Congressional leaders are calling for an investigation into price gouging by Halliburton in Iraq. It seems they're charging at minimum $0.90/gallon over the acknowledged average price determined by the Army and over $1.50/gallon more than Iraqis claim to be able to do.
In a letter to the Inspector General of the US Defense Department, Senator Joseph Lieberman and Representatives John Dingell and Henry Waxman alleged that while Halliburton is charging US taxpayers 2.65 dollars per gallon to tranport gasoline from Kuwait to Iraq, the Iraqi state oil company pays only 96 cents per gallon and the Defense Department's own fuel distribution center pays between 1.08 dollars and 1.19 dollars per gallon.
"Transparency and accountability are essential if the efforts to reconstruct Iraq are to succeed," the three lawmakers wrote in their letter to Defense Department Inspector General Joseph Schmitz.

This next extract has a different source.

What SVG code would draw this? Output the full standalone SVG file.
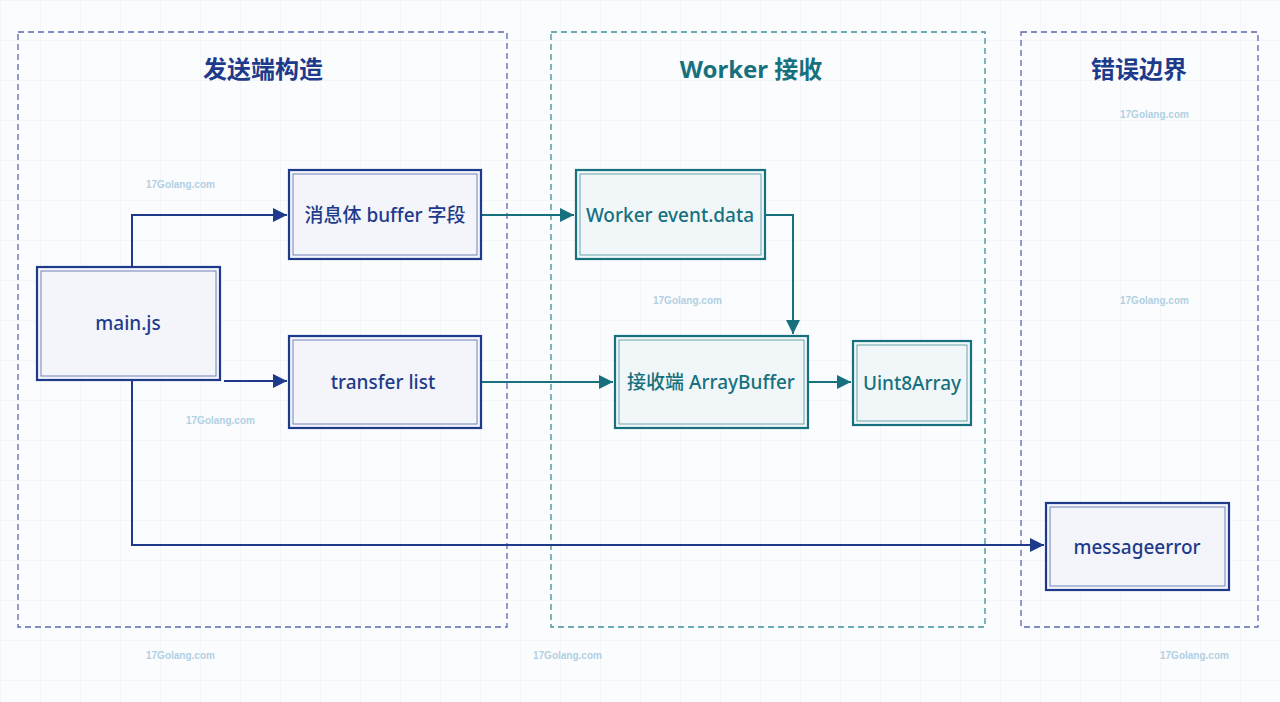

"We hope you will help restore transparency and accountability to this process by undertaking the important investigations described in this letter."
As always, our buzz words are transparency and accountability, and, in the previous post, the freedom of information. By ensuring these we can assure all of the rest of the promises of liberal democracy. Without them, we are left to the mercy of the elites, and the darkness of suspicion and conspiracy.